E adesso? Dalla Stella polare si tira un'immaginaria linea perpendicolare giù verso l'orizzonte e poi all'incirca a metà altezza, in arrivo da Ovest verso Est, con traiettoria orizzontale, alle ore 03.06 (bisogna essere precisi) era attesa la stazione spaziale. Sarà pure vasta come un campo da rugby, ma possibile vederla a occhio nudo (e pure un po' cisposo, vista l'ora) da Terra? Sì, possibilissimo, anche perché mentre i nativi non digitali come il sottoscritto scrutavano dubbiosi la volta si fa per dire celeste, gli esperti impugnavano lo smartphone, touch-iavano l'iconcina dell'app Iss Detector (o qualcosa del genere) e in un amen ricavavano sullo schermo una bella freccia illuminata che diceva: guarda lì e lì, un po' più a destra, un po' più in alto, all'ora tale.



E, meraviglia, puntualissima alle ore 03.06, ecco la stazione spaziale sbucare nel cielo da Ovest e attraversarlo tutto verso Est diventando persino più luminosa nel tragitto che dura quasi 5 minuti, tanto che si riesce persino a immortalarne la scia con macchinette fotografiche da turisti: “Una buona magnitudo (luminosità degli oggetti celesti, appunto) questa sera” hanno allora sentenziato soddisfatti gli esperti davanti a noi esemplari di Neanderthal. E non era finita: “Guardate un po' dietro la stazione spaziale, un palmo più in basso, ecco la Sojuz”.

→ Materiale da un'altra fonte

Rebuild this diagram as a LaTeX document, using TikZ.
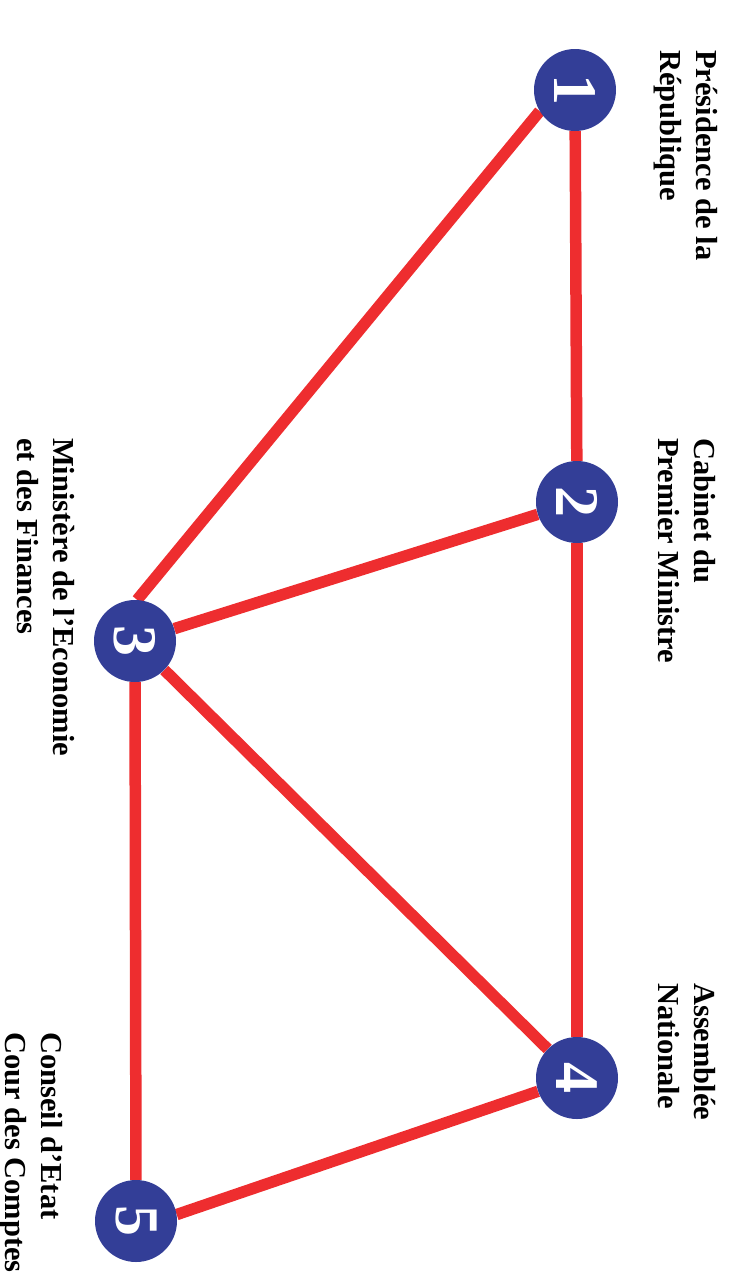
\documentclass[tikz,border=0pt]{standalone}
\usepackage{fontspec}
\setmainfont{Liberation Serif}
\usetikzlibrary{backgrounds}
\definecolor{nodeblue}{HTML}{333E97}
\definecolor{linkred}{HTML}{EE2D2F}
\tikzset{
  circ/.style={circle, fill=nodeblue, minimum size=82pt, inner sep=0pt, text=white,
    font=\fontsize{62}{62}\selectfont\bfseries},
  lbl/.style={anchor=north west, rotate=-90, inner sep=0pt, align=left,
    font=\fontsize{30.5}{36}\selectfont\bfseries, text=black},
  link/.style={draw=linkred, line width=11.5pt}
}
\newcommand{\digit}[1]{\rotatebox{-90}{#1}}
\begin{document}
\begin{tikzpicture}[x=1pt,y=-1pt]
\useasboundingbox (0,0) rectangle (731,1277);
\node[circ] (n1) at (575,90) {\digit{1}};
\node[circ] (n2) at (577,502) {\digit{2}};
\node[circ] (n3) at (135,641) {\digit{3}};
\node[circ] (n4) at (577,1078) {\digit{4}};
\node[circ] (n5) at (136,1221) {\digit{5}};
\begin{pgfonlayer}{background}
\draw[link] (n1) -- (n2);
\draw[link] (n1.211) -- (n3.87);
\draw[link] (n2) -- (n3);
\draw[link] (n2) -- (n4);
\draw[link] (n3) -- (n4);
\draw[link] (n3) -- (n5);
\draw[link] (n4) -- (n5.9);
\end{pgfonlayer}
\node[lbl] (l1) at (718,50) {Présidence de la\\République};
\node[lbl] (l2) at (716,438) {Cabinet du\\Premier Ministre};
\node[lbl] (l3) at (75,438) {Ministère de l’Economie\\et des Finances};
\node[lbl] (l4) at (716,983) {Assemblée\\Nationale};
\node[lbl] (l5) at (63,1032) {Conseil d’Etat\\Cour des Comptes};
\end{tikzpicture}
\end{document}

No, la Sojuz, no: è grande come camper o poco più, come è possibile che sia anch'essa visibile a occhio nudo? E invece, nella notte in mezzo al nulla di Tor Vergata ecco pure la Soyuz, quella con Parmitano a bordo, che tallonava lemme lemme la stazione spaziale che presto avrebbe raggiunto: in sedicesimi quasi una scena da Star Wars. Era appena, quella Sojuz a occhio nudo, un brillìo aiutato dalla fede (nella scienza, eh) ma bastava per impressionare la retina. Un'emozione doppia, da tornare bambini.

Bellissima. Si sta una vita davanti alla tv, al cinema, e ora inchiodati allo schermo del computer, per vedere navi spaziali di pixel, ma poi, per sentirsi davvero un po' astronauti, basta alzare gli occhi al cielo in una notte umida a Tor Vergata.